Perseverancia, paciencia, amor, algunos meses… y el deseo se cumplió. Como si fuera la primera vez, le aplaudieron las palabras y los pasitos.
El amor en bicicleta
Hasta la sala donde conversamos ha traído sus muñecos de peluche. Mami tuvo que mandarlo a bajar la computadora tres veces porque estaba poniendo música alta y la pelota de fútbol no ha estado quieta un momento. La doctora a veces comenta que está falta de dos buenos chancletazos, pero sin dudas es un niño bendito. «No pudo dar preescolar, primero tuvo la enfermedad del beso y luego todo lo demás; pero este septiembre comenzó primer grado», comenta Idalmis.
Liván Alonso Rodríguez es el profesor de 21 años que cada mañana lo recibe en el aula. «En ocasiones sus padres me cuentan que se pone majadero o no quiere dormir, pero la escuela parece tener magia, pues aquí es tranquilo y atiende a todo; le gustan mucho las matemáticas», enuncia.
Aproximadamente 40 niños son operados cada año en el Juan Manuel Márquez con diagnósticos de este tipo. «Gracias a nuevas tecnologías y tratamientos adyuvantes oncológicos, la mayoría de nuestros pacientes tiene mayor esperanza y calidad de vida, a la par de las naciones más desarrolladas», asegura Raisa.

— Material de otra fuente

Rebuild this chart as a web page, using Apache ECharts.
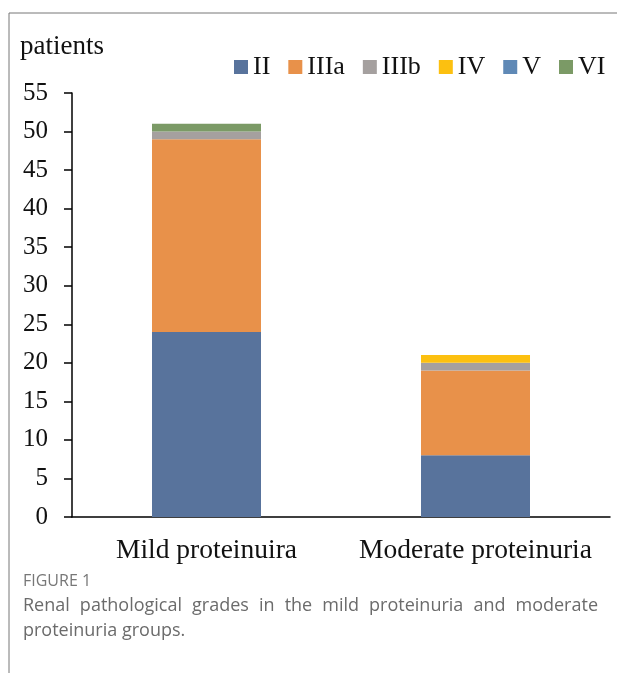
<!DOCTYPE html>
<html><head><meta charset="utf-8">
<script src="https://cdn.jsdelivr.net/npm/echarts@6/dist/echarts.min.js"></script>
<style>html,body{margin:0;padding:0;background:#fff}#c{width:617px;height:673px}</style>
</head><body><div id="c"></div>
<script>
const categories = ['Mild proteinuira', 'Moderate proteinuria'];
const seriesNames = ['II', 'IIIa', 'IIIb', 'IV', 'V', 'VI'];
const valII = [24, 8];
const valIIIa = [25, 11];
const valIIIb = [1, 1];
const valIV = [0, 1];
const valV = [0, 0];
const valVI = [1, 0];
const colors = ['#58739c', '#e8914a', '#a5a09f', '#fcc010', '#5f89b6', '#7b9a66'];
const yTicks = {min: 0, max: 55, interval: 5};
const captionTitle = 'FIGURE 1';
const captionLines = ['Renal pathological grades in the mild proteinuria and moderate', 'proteinuria groups.'];

const allVals = [valII, valIIIa, valIIIb, valIV, valV, valVI];
const serif = '"Liberation Serif","Times New Roman",serif';
const sans = '"Open Sans","Noto Sans",sans-serif';

const chart = echarts.init(document.getElementById('c'), null, {renderer: 'canvas'});

// justified caption words
const ctx = document.createElement('canvas').getContext('2d');
const capFont = '18px "Open Sans"';
ctx.font = capFont;
const capGraphics = [];
const capLeft = 23, capRight = 598;
captionLines.forEach((line, i) => {
  const y = 608 + i * 25;
  if (i < captionLines.length - 1) {
    const words = line.split(' ');
    const total = words.reduce((s, w) => s + ctx.measureText(w).width, 0);
    const gap = (capRight - capLeft - total) / (words.length - 1);
    let x = capLeft;
    words.forEach(w => {
      capGraphics.push({type: 'text', left: x, top: y - 11, style: {text: w, font: capFont, fill: '#6b6b6b'}});
      x += ctx.measureText(w).width + gap;
    });
  } else {
    capGraphics.push({type: 'text', left: capLeft, top: y - 11, style: {text: line, font: capFont, fill: '#6b6b6b'}});
  }
});

chart.setOption({
  animation: false,
  color: colors,
  grid: {left: 72, right: 7, top: 93, bottom: 156, containLabel: false},
  legend: {
    data: seriesNames, left: 229, top: 49, icon: 'rect', itemWidth: 14, itemHeight: 14, itemGap: 18,
    textStyle: {fontFamily: serif, fontSize: 26, lineHeight: 26, color: '#111', padding: [0, 0, 0, 0]}
  },
  xAxis: {
    type: 'category', data: categories,
    axisLine: {lineStyle: {color: '#000', width: 1.5}},
    axisTick: {show: false},
    axisLabel: {fontFamily: serif, fontSize: 27.5, color: '#111', margin: 20, interval: 0, hideOverlap: false}
  },
  yAxis: {
    type: 'value', min: yTicks.min, max: yTicks.max, interval: yTicks.interval,
    axisLine: {show: true, lineStyle: {color: '#000', width: 1.5}},
    axisTick: {show: true, length: 8, lineStyle: {color: '#000', width: 1.5}},
    splitLine: {show: false},
    axisLabel: {fontFamily: serif, fontSize: 25, color: '#111', margin: 24}
  },
  graphic: [
    {type: 'line', shape: {x1: 9, y1: 13, x2: 617, y2: 13}, style: {stroke: '#777', lineWidth: 1}},
    {type: 'line', shape: {x1: 9, y1: 13, x2: 9, y2: 673}, style: {stroke: '#777', lineWidth: 1}},
    {type: 'text', left: 20, top: 33, style: {text: 'patients', font: '27px ' + serif, fill: '#111'}},
    {type: 'text', left: 23, top: 573, style: {text: captionTitle, font: '16px ' + sans, fill: '#777'}},
    ...capGraphics
  ],
  series: seriesNames.map((n, i) => ({
    name: n, type: 'bar', stack: 'total', barWidth: 109, data: allVals[i],
    itemStyle: {color: colors[i]}
  }))
});
</script></body></html>
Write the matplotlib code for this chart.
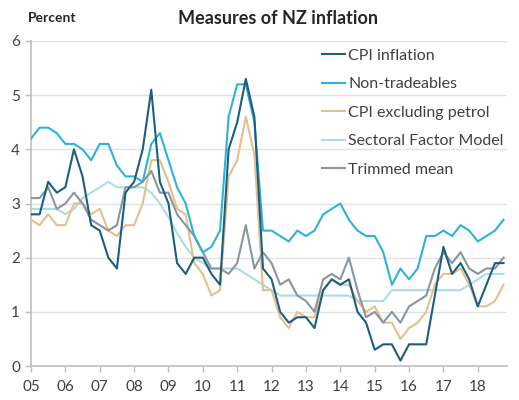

Mami lo besa, papi lo carga, ríen los tres. «Yo soy un camionero y la operación de mi hijo no me costó nada. Agradezco a todos los médicos que tuvieron en sus manos su vida y supieron cuidarla. Yo no tengo queja de un maltrato por un enfermero, ni de nadie. Ante nuestro sistema de salud, a pesar de las dificultades, las carencias, me quito el sombrero; le debo la felicidad de mi familia», asegura Jorge.
—¿Te portas bien en la escuela?
—Sí.
—¿De qué tamaño quieres a mami y papi?
—Mucho.
Y ya no quiso responder más, se montó en una bicicleta verde pequeñita, papi lo impulsó y recorrió veloz aquel camino de polvo y piedra sin temor a una caída. Con el pelo alborotado parqueó cerca; y nos despedimos entonces con un beso agitado, como si hubiésemos jugado juntos alguna mañana.